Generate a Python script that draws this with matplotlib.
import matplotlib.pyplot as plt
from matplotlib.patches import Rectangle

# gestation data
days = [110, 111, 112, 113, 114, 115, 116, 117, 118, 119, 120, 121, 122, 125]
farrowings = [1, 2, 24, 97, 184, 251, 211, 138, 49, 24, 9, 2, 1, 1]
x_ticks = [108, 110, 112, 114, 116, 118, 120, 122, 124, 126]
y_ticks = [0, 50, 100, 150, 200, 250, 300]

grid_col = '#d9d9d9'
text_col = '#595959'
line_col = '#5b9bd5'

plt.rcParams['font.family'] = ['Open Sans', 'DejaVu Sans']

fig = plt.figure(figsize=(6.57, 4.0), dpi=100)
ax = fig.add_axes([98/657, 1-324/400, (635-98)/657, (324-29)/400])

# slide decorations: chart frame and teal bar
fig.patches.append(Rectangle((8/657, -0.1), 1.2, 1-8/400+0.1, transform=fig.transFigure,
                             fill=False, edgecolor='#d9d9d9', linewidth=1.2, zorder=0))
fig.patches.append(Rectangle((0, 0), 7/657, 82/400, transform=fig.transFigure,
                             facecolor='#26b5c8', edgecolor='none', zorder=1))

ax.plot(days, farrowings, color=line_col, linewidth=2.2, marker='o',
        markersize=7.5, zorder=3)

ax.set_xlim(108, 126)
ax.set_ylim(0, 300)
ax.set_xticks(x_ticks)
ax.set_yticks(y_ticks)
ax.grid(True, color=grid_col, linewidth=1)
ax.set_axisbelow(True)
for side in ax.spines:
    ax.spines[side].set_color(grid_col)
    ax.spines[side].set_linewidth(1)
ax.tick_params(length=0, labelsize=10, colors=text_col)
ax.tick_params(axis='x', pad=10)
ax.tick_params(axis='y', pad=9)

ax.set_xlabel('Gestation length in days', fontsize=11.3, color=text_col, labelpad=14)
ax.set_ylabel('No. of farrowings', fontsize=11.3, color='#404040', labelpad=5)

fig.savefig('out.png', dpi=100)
--
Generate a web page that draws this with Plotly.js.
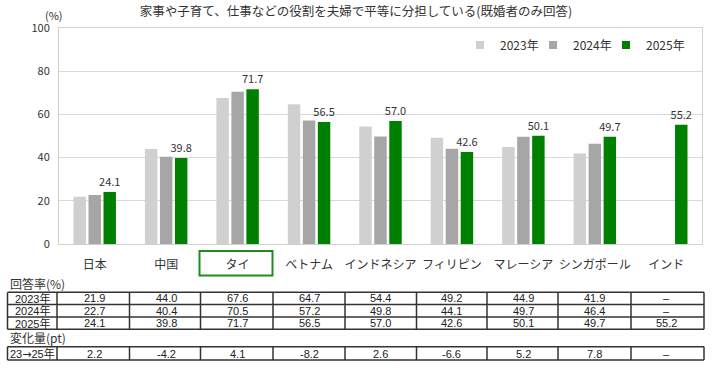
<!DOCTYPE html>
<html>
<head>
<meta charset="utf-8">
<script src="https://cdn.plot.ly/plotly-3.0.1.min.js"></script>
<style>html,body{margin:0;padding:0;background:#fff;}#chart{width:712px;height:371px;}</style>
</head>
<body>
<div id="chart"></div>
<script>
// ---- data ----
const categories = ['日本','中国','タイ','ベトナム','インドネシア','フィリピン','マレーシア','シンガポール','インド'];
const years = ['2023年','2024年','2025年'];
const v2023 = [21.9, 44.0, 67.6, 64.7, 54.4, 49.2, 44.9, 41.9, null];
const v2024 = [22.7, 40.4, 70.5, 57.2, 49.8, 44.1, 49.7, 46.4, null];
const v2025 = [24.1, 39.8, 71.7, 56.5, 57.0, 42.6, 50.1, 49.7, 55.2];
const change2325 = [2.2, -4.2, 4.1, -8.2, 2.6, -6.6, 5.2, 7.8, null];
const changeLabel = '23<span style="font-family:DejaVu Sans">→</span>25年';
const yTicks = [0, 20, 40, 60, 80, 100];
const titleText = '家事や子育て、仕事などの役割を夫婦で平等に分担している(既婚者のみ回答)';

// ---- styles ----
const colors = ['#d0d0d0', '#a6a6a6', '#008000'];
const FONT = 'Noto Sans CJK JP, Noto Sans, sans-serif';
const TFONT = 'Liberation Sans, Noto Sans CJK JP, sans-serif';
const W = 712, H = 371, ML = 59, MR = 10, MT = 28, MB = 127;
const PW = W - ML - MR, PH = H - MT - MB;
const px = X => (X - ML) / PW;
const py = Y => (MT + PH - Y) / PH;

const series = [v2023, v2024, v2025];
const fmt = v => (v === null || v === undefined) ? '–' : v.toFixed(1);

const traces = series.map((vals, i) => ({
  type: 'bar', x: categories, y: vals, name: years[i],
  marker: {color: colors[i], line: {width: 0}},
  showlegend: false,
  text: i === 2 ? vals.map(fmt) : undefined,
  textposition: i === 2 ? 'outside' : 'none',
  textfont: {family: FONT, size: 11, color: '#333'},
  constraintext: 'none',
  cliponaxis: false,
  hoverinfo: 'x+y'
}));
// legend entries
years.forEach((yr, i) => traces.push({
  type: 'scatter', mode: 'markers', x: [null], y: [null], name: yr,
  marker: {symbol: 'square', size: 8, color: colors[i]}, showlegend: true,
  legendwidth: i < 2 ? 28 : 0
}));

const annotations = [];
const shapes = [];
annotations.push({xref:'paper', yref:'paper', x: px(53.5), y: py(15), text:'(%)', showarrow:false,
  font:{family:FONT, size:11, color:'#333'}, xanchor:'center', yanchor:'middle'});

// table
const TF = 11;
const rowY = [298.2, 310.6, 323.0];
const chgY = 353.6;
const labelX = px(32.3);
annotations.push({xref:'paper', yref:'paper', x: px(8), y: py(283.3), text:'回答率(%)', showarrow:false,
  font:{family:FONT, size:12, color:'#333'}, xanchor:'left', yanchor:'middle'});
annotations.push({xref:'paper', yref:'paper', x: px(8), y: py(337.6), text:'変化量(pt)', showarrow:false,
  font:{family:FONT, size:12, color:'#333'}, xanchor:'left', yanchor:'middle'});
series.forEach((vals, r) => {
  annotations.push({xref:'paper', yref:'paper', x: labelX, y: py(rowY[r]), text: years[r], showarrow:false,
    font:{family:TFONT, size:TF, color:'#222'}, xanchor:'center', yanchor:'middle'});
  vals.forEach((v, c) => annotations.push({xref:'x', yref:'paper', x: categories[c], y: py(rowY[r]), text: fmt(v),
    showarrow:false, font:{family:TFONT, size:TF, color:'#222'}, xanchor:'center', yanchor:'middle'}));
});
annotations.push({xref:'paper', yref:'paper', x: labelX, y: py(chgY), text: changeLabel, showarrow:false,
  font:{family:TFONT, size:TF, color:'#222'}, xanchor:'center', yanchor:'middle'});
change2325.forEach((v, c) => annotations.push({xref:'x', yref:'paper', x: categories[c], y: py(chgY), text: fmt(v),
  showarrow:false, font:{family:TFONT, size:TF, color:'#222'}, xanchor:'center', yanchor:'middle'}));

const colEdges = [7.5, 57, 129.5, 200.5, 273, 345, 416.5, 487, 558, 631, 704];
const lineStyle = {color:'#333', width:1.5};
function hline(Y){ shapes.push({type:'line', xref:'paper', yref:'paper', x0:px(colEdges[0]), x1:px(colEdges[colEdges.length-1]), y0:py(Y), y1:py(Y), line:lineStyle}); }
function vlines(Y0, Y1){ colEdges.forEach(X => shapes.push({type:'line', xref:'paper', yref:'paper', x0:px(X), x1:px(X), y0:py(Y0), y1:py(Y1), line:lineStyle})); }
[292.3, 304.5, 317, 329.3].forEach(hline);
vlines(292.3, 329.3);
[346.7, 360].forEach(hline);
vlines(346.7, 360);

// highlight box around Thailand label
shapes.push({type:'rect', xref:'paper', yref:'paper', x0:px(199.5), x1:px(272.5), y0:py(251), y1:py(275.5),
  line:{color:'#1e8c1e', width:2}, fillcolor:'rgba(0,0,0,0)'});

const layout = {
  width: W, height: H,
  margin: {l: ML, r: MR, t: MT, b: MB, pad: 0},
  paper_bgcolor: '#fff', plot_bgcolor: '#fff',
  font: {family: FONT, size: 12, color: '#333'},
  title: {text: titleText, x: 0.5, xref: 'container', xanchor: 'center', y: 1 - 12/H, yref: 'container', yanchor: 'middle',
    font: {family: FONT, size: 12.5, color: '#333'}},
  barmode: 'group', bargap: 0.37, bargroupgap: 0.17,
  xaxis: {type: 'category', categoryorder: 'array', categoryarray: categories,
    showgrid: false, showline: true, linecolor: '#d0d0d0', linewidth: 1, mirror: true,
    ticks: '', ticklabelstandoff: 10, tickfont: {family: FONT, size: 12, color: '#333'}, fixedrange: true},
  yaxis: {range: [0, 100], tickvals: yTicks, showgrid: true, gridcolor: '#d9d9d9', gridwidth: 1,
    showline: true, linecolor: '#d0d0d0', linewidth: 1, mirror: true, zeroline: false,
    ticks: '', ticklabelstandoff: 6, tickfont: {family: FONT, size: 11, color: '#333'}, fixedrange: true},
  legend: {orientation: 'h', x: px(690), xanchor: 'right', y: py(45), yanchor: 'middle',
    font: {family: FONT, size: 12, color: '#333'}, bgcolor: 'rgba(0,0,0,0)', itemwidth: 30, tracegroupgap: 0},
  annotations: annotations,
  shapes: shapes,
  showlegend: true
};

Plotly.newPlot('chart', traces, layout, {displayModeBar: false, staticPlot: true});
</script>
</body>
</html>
--
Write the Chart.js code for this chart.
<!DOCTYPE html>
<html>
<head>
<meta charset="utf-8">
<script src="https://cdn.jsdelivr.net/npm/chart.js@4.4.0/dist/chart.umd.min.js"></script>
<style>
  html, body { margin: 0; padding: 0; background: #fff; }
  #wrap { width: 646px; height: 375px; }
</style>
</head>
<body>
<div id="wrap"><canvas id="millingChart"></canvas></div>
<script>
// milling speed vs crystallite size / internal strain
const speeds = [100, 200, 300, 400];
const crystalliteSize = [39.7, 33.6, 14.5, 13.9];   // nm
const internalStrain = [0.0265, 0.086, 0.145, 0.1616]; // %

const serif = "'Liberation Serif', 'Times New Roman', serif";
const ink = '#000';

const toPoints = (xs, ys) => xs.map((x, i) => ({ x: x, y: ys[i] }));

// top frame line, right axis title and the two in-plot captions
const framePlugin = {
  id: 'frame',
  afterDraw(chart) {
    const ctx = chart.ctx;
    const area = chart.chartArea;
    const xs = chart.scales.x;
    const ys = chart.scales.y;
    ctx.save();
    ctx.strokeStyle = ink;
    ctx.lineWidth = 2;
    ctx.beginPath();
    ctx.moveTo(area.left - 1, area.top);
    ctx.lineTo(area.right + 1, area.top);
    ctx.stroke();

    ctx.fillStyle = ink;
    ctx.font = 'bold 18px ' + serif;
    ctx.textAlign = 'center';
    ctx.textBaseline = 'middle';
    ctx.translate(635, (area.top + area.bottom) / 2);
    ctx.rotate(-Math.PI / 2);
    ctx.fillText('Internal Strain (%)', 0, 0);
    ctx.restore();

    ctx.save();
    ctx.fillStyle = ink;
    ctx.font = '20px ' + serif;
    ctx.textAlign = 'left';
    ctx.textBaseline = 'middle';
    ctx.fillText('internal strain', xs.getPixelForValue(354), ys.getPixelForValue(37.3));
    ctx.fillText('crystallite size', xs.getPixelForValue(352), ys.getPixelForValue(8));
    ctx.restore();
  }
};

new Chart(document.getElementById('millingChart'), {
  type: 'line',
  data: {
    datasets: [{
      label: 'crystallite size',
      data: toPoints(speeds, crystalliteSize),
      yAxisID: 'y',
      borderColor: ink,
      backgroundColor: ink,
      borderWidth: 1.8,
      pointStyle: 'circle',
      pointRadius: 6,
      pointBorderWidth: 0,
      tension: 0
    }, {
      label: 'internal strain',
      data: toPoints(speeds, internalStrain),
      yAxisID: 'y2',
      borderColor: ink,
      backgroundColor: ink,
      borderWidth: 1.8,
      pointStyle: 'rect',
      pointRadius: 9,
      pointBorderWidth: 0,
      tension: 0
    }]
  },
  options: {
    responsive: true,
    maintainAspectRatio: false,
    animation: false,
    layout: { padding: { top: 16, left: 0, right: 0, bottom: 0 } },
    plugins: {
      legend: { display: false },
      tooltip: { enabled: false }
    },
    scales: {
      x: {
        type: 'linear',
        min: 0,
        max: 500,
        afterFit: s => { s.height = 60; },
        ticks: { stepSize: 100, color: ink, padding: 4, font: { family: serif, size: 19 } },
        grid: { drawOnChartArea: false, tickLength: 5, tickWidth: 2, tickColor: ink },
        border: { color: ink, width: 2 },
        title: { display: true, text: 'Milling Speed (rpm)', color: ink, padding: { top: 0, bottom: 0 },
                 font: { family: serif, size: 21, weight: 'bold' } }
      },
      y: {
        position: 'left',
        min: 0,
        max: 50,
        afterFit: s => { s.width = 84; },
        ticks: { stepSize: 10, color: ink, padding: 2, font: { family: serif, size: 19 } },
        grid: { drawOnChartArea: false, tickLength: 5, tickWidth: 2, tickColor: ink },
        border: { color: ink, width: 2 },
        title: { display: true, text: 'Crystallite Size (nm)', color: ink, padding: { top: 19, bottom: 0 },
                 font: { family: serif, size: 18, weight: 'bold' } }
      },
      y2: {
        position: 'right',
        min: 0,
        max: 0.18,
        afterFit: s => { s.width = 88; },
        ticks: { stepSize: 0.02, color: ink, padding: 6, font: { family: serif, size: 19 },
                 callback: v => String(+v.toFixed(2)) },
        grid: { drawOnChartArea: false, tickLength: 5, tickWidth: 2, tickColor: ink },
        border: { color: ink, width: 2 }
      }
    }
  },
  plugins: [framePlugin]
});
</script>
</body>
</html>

**The request**
Print everything from the line with "Generate a web" down to the line with "const fmt = v", both included, exactly as written and without the pictures.

**Worked answer**
Generate a web page that draws this with Plotly.js.
<!DOCTYPE html>
<html>
<head>
<meta charset="utf-8">
<script src="https://cdn.plot.ly/plotly-3.0.1.min.js"></script>
<style>html,body{margin:0;padding:0;background:#fff;}#chart{width:712px;height:371px;}</style>
</head>
<body>
<div id="chart"></div>
<script>
// ---- data ----
const categories = ['日本','中国','タイ','ベトナム','インドネシア','フィリピン','マレーシア','シンガポール','インド'];
const years = ['2023年','2024年','2025年'];
const v2023 = [21.9, 44.0, 67.6, 64.7, 54.4, 49.2, 44.9, 41.9, null];
const v2024 = [22.7, 40.4, 70.5, 57.2, 49.8, 44.1, 49.7, 46.4, null];
const v2025 = [24.1, 39.8, 71.7, 56.5, 57.0, 42.6, 50.1, 49.7, 55.2];
const change2325 = [2.2, -4.2, 4.1, -8.2, 2.6, -6.6, 5.2, 7.8, null];
const changeLabel = '23<span style="font-family:DejaVu Sans">→</span>25年';
const yTicks = [0, 20, 40, 60, 80, 100];
const titleText = '家事や子育て、仕事などの役割を夫婦で平等に分担している(既婚者のみ回答)';

// ---- styles ----
const colors = ['#d0d0d0', '#a6a6a6', '#008000'];
const FONT = 'Noto Sans CJK JP, Noto Sans, sans-serif';
const TFONT = 'Liberation Sans, Noto Sans CJK JP, sans-serif';
const W = 712, H = 371, ML = 59, MR = 10, MT = 28, MB = 127;
const PW = W - ML - MR, PH = H - MT - MB;
const px = X => (X - ML) / PW;
const py = Y => (MT + PH - Y) / PH;

const series = [v2023, v2024, v2025];
const fmt = v => (v === null || v === undefined) ? '–' : v.toFixed(1);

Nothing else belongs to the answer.